Washington Post to Launch Trove

The Washington Post is reportedly taking a giant step forward into new media to launch Trove, a site that aggregates news and enables users to personalize their news streams, according to various blog sites and the online The Wall Street Journal this week. It is expected to be live in March.

It was reported that Trove  will aggregate stories picked by editors, and users can  select from “channels” they are interested in.

The service is expected to  integrate social conversation with users connecting through their Facebook accounts.

Our clients’ growing interest in social media

Our clients– even the doctors– are showing some interest now in using social media channels. How they do so, and how we support them, is under strategic discussion. I am very interested in learning how other professionals are supporting their clients to manage timely updates and routinely deliver relevant posts. We want to encourage genuine communication of value to their constituents just as we do in our traditional PR consulting. We understand the potential magnitude and impact of such communications tools. The logistics and processes are also important, as well as integration with campaigns and corporate branding.

Support Real Journalists

A journalist I admire, Bill McCloskey, former AP reporter in DC, who spoke at the recent Public Relations Society of America conference last week, urged us to join the Society of Professional Journalists, and I am going to do so. I am also planning to get behind any PRSA campaigns aimed at supporting professional journalism standards. We need to become a more media-savvy culture and support reporters who are independent, thoughtful and checking their sources and facts. Much online media content is generated by trained reporters who have simply moved from print to online, but there is much more that are simply opinions, or just plain junk. Everyone is just selecting what they want to hear or what is entertaining.

Bill said the journ schools are as popular as ever, but where will their jobs be? Are schools also producing  thoughtful readers seeking a variety of references and perspectives?

Social Media Issue for Women

Social media is all fine and well, but it shouldn’t remove the line between professional and social activity. Women should especially heed the fact that most female professionals only began to be taken seriously in the worlds of business, science, media and technology in the mid-to late-70s. Let’s not reverse the work of those who entered the workforce before us and fought hard for better positions by now being too casual in all of our online presentation. I personally don’t care what hobbies you have taken up, where you are shopping for clothes or how far you drive to an event, especially if you are entering my work space.

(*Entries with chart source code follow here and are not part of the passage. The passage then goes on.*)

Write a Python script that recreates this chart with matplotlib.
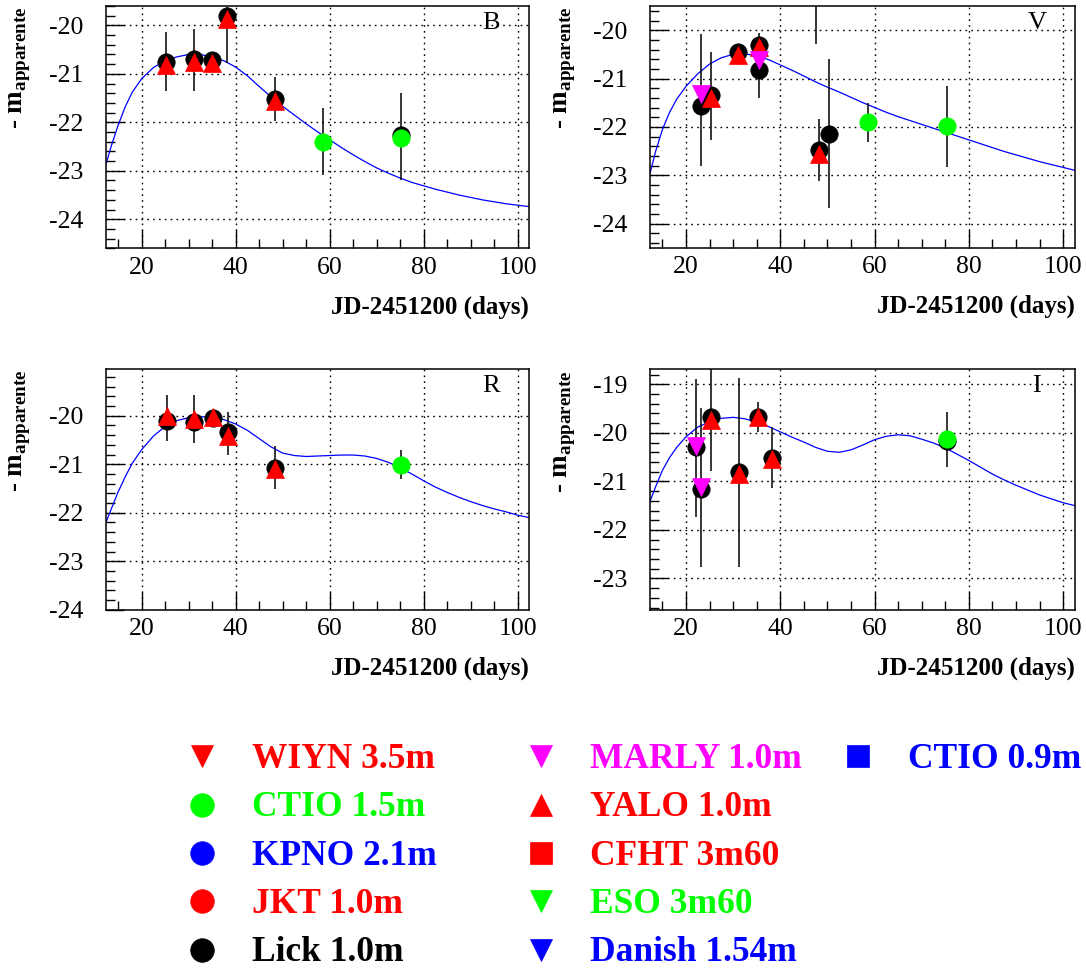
import matplotlib
matplotlib.use("Agg")
import matplotlib.pyplot as plt
from matplotlib.ticker import MultipleLocator

# ---- fitted light curves ----
fit_days = [12.4, 13.5, 15, 16.5, 18, 20,
            22.5, 25, 27.5, 30, 32.5, 35, 37.5, 40,
            42.5, 45, 47.5, 50, 52.5, 55, 57.5, 60,
            62.5, 65, 67.5, 70, 72.5, 75, 77.5, 80,
            82.5, 85, 87.5, 90, 92.5, 95, 97.5, 100, 102.5]
B_fit = [-22.87, -22.5, -22.06, -21.68, -21.38, -21.1,
         -20.87, -20.73, -20.65, -20.6, -20.6, -20.65, -20.73, -20.86,
         -21.04, -21.26, -21.47, -21.67, -21.85, -22.03, -22.2, -22.36,
         -22.52, -22.67, -22.81, -22.94, -23.05, -23.15, -23.24, -23.31,
         -23.38, -23.44, -23.5, -23.55, -23.6, -23.64, -23.68, -23.71, -23.74]
V_fit = [-22.95, -22.52, -22.05, -21.7, -21.43, -21.16,
         -20.9, -20.7, -20.57, -20.5, -20.49, -20.53, -20.61, -20.72,
         -20.83, -20.95, -21.07, -21.18, -21.28, -21.39, -21.5, -21.6,
         -21.7, -21.79, -21.87, -21.95, -22.03, -22.11, -22.19, -22.27,
         -22.35, -22.43, -22.51, -22.58, -22.65, -22.72, -22.78, -22.84, -22.9]
R_fit = [-22.2, -21.93, -21.57, -21.26, -20.98, -20.7,
         -20.42, -20.22, -20.1, -20.04, -20.02, -20.03, -20.08, -20.17,
         -20.3, -20.47, -20.64, -20.77, -20.82, -20.84, -20.83, -20.82,
         -20.81, -20.81, -20.83, -20.88, -20.96, -21.07, -21.2, -21.34,
         -21.47, -21.58, -21.68, -21.77, -21.85, -21.92, -21.98, -22.05, -22.1]
I_fit = [-21.4, -21.12, -20.77, -20.51, -20.3, -20.08,
         -19.88, -19.77, -19.7, -19.68, -19.71, -19.78, -19.87, -19.98,
         -20.09, -20.19, -20.3, -20.38, -20.4, -20.35, -20.25, -20.14,
         -20.07, -20.04, -20.06, -20.13, -20.21, -20.31, -20.44, -20.57,
         -20.71, -20.85, -20.97, -21.08, -21.18, -21.28, -21.36, -21.44, -21.5]

# ---- B band ----
B_lick_day = [25.2, 31.2, 35.0, 38.2, 48.3, 75.3]
B_lick_mag = [-20.75, -20.70, -20.71, -19.80, -21.52, -22.26]
B_yalo_day = [25.2, 31.2, 35.0, 38.2, 48.3]
B_yalo_mag = [-20.82, -20.76, -20.78, -19.86, -21.57]
B_ctio_day = [58.5, 75.3]
B_ctio_mag = [-22.40, -22.33]
B_err_day = [25.2, 31.2, 38.2, 48.3, 58.5, 75.3]
B_err_lo = [-21.36, -21.36, -20.78, -21.97, -23.09, -23.19]
B_err_hi = [-20.14, -20.08, -19.62, -21.07, -21.71, -21.39]

# ---- V band ----
V_lick_day = [23.2, 25.3, 31.1, 35.4, 35.4, 48.2, 50.4]
V_lick_mag = [-21.57, -21.34, -20.46, -20.31, -20.82, -22.48, -22.14]
V_yalo_day = [25.3, 31.1, 35.4, 48.2]
V_yalo_mag = [-21.41, -20.52, -20.34, -22.56]
V_marly_day = [23.2, 35.4]
V_marly_mag = [-21.33, -20.62]
V_ctio_day = [58.5, 75.3]
V_ctio_mag = [-21.91, -21.99]
V_err_day = [23.2, 25.3, 35.4, 47.5, 48.2, 50.4, 58.5, 75.3]
V_err_lo = [-22.82, -22.27, -21.41, -20.28, -23.13, -23.68, -22.32, -22.83]
V_err_hi = [-20.08, -20.46, -20.06, -19.00, -21.84, -20.60, -21.50, -21.15]

# ---- R band ----
R_lick_day = [25.3, 31.2, 35.2, 38.3, 48.3]
R_lick_mag = [-20.10, -20.12, -20.05, -20.34, -21.07]
R_yalo_day = [25.3, 31.2, 35.2, 38.3, 48.3]
R_yalo_mag = [-20.01, -20.06, -20.02, -20.41, -21.10]
R_ctio_day = [75.3]
R_ctio_mag = [-21.01]
R_err_day = [25.3, 31.2, 38.3, 48.3, 75.3]
R_err_lo = [-20.52, -20.57, -20.81, -21.50, -21.30]
R_err_hi = [-19.57, -19.57, -19.93, -20.62, -20.71]

# ---- I band ----
I_lick_day = [22.2, 23.2, 25.3, 31.2, 35.2, 38.2, 75.3]
I_lick_mag = [-20.30, -21.16, -19.68, -20.80, -19.67, -20.51, -20.17]
I_marly_day = [22.2, 23.2]
I_marly_mag = [-20.27, -21.12]
I_yalo_day = [25.3, 31.2, 35.2, 38.2]
I_yalo_mag = [-19.74, -20.84, -19.68, -20.54]
I_ctio_day = [75.3]
I_ctio_mag = [-20.12]
I_err_day = [22.2, 23.2, 25.3, 31.2, 35.2, 38.2, 75.3]
I_err_lo = [-21.73, -22.76, -20.78, -22.76, -19.98, -21.14, -20.70]
I_err_hi = [-18.90, -19.49, -18.50, -18.86, -19.36, -19.87, -19.57]

# ---- legend ----
leg_labels = ["WIYN 3.5m", "CTIO 1.5m", "KPNO 2.1m", "JKT 1.0m", "Lick 1.0m",
              "MARLY 1.0m", "YALO 1.0m", "CFHT 3m60", "ESO 3m60", "Danish 1.54m",
              "CTIO 0.9m"]
leg_colors = ["#ff0000", "#00ff00", "#0000ff", "#ff0000", "#000000",
              "#ff00ff", "#ff0000", "#ff0000", "#00ff00", "#0000ff",
              "#0000ff"]
leg_markers = ["v", "o", "o", "o", "o", "v", "^", "s", "v", "v", "s"]

plt.rcParams.update({
    "font.family": "Liberation Serif",
    "mathtext.fontset": "custom",
    "mathtext.rm": "Liberation Serif",
    "mathtext.bf": "Liberation Serif:bold",
    "axes.unicode_minus": False,
})

W, H = 1086, 971
fig = plt.figure(figsize=(W / 100, H / 100), dpi=100)

RED, GREEN, MAG = "#ff0000", "#00ff00", "#ff00ff"


def px_axes(left, top, right, bottom):
    return fig.add_axes([left / W, 1 - bottom / H, (right - left) / W, (bottom - top) / H])


def panel(box, ylim, letter, fit, err, series):
    left, top, right, bottom = box
    ax = px_axes(*box)
    ax.set_xlim(12.35, 102.5)
    ax.set_ylim(*ylim)
    ax.xaxis.set_major_locator(MultipleLocator(20))
    ax.xaxis.set_minor_locator(MultipleLocator(5))
    ax.yaxis.set_major_locator(MultipleLocator(1))
    ax.yaxis.set_minor_locator(MultipleLocator(0.2))
    ax.tick_params(which="both", direction="in", top=False, right=False,
                   width=1.0, labelsize=18.5)
    ax.tick_params(which="major", length=13)
    ax.tick_params(which="minor", length=6.5)
    ax.tick_params(axis="x", pad=6)
    ax.tick_params(axis="y", pad=16)
    for s in ax.spines.values():
        s.set_linewidth(1.1)
    ax.grid(which="major", color="k", ls=(0, (1.2, 3)), lw=1.0)
    ax.set_axisbelow(True)

    ax.vlines(err[0], err[1], err[2], color="k", lw=1.1, zorder=3)
    ax.plot(fit_days, fit, color="#0000ff", lw=0.9, zorder=2.5)
    for day, mag, mk, col in series:
        ax.plot(day, mag, ls="none", marker=mk, ms=12.5, mfc=col, mec=col,
                mew=0.5, zorder=4)

    ax.text(0.91, 0.93, letter, transform=ax.transAxes, ha="center",
            va="center", fontsize=19)
    fig.text(right / W, 1 - (bottom + 65) / H, "JD-2451200 (days)",
             ha="right", va="baseline", fontsize=18, fontweight="bold")
    fig.text((left - 85) / W, 1 - (top + 1) / H,
             r"- m$_{\mathbf{apparente}}$", rotation=90, ha="center",
             va="top", fontsize=19.5, fontweight="bold")
    return ax


panel((105.7, 6, 529.3, 248.3), (-24.6, -19.6), "B", B_fit,
      (B_err_day, B_err_lo, B_err_hi),
      [(B_lick_day, B_lick_mag, "o", "k"),
       (B_ctio_day, B_ctio_mag, "o", GREEN),
       (B_yalo_day, B_yalo_mag, "^", RED)])

panel((650, 6, 1075, 247.7), (-24.5, -19.5), "V", V_fit,
      (V_err_day, V_err_lo, V_err_hi),
      [(V_lick_day, V_lick_mag, "o", "k"),
       (V_ctio_day, V_ctio_mag, "o", GREEN),
       (V_yalo_day, V_yalo_mag, "^", RED),
       (V_marly_day, V_marly_mag, "v", MAG)])

panel((105.7, 368.7, 529.3, 610), (-24.005, -19.03), "R", R_fit,
      (R_err_day, R_err_lo, R_err_hi),
      [(R_lick_day, R_lick_mag, "o", "k"),
       (R_ctio_day, R_ctio_mag, "o", GREEN),
       (R_yalo_day, R_yalo_mag, "^", RED)])

panel((650, 369.3, 1075, 610), (-23.65, -18.69), "I", I_fit,
      (I_err_day, I_err_lo, I_err_hi),
      [(I_lick_day, I_lick_mag, "o", "k"),
       (I_ctio_day, I_ctio_mag, "o", GREEN),
       (I_yalo_day, I_yalo_mag, "^", RED),
       (I_marly_day, I_marly_mag, "v", MAG)])

# legend drawn in pixel coordinates
leg = fig.add_axes([0, 0, 1, 1])
leg.set_xlim(0, W)
leg.set_ylim(H, 0)
leg.axis("off")
mark_x = [202, 541, 858]
text_x = [252, 590, 908]
for i, (lab, col, mk) in enumerate(zip(leg_labels, leg_colors, leg_markers)):
    c, r = i // 5, i % 5
    base = 768 + r * 48.3
    ms = 17 if mk == "o" else 16.5 if mk == "s" else 16
    leg.plot([mark_x[c]], [base - 11.5], ls="none", marker=mk, ms=ms,
             mfc=col, mec=col, mew=0.5)
    leg.text(text_x[c], base, lab, color=col, fontsize=25.5,
             fontweight="bold", ha="left", va="baseline")

fig.savefig("out.png", dpi=100)
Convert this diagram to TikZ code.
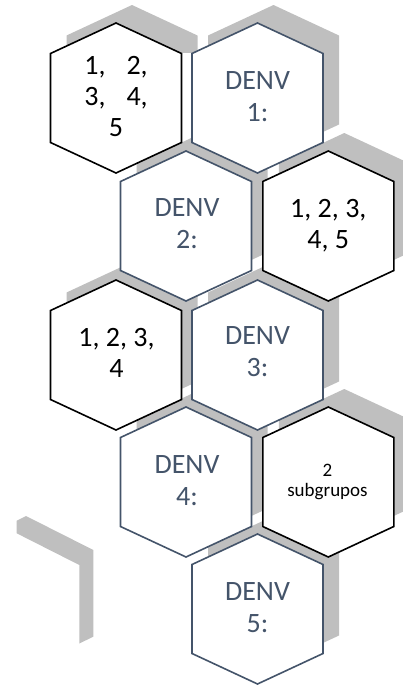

I especially do not like it when vendors who are late on projects send me their casual tweets while I am waiting for their project deadline to be met.

New Media Downside

I usually look at the glass half full, but something about new media’s potential effect on American society leaves me feeling more empty.

I find myself seeking out the NBC network news at 7 with Brian Williams, or the BBC or national public television …looking for that feeling of belonging that I had watching Walter Cronkite when I was a kid. He was speaking to all of us as a united nation with common interests and desires for our common good. While I love the creativity that new media unleashes, and the opportunity it gives for expression of all kinds from anyone, anywhere, I hope that some avenues of professional journalistic reporting remain to bring us together for messages we may not want to hear but need to hear. Where will the objective reporting coming from?

Paul Saffo said it best in a recent Economist.com article…. a futurologist described as “one of the world’s most enthusiastic technophiles,” said that on the downside, “Each of us can create our own personal-media walled garden that surrounds us with comforting,
confirming information and utterly shuts out anything that conflicts with our world view,” he says. “This is social dynamite” and could lead to “the erosion of the intellectual commons holding society together…We risk huddling into tribes defined by shared prejudices.”

Aren’t we doing this already? What do you think?

Looking for News in All the Wrong Places

For two years now I have gone to bed at 10 p.m. or 11 p.m. expecting to find a summary of world news on cable TV networks, but I felt disappointed—in fact, starved for news. I’ll admit it, I am a news junky.

If you are reading this post, perhaps you did the same thing. But, we were looking for news in all the wrong places.

I was not satisfied to watch every network cover the same tasteless details over and over again …celebrities in and out of detox, missing people, talking heads or You Tube re-runs..

I never learned anything new.

I started going around complaining about it. People pointed to the Web but my only access was in the office and I had left there. Then, after a recent tour of CNN with my daughter, the guide said most of their viewers are getting their news from CNN’s web site, not from television broadcasts. It was an “aha” moment. I must turn to the Web if I want more than People magazine or tabloid type content. Here I am!

Can you recommend any good blogs for world news?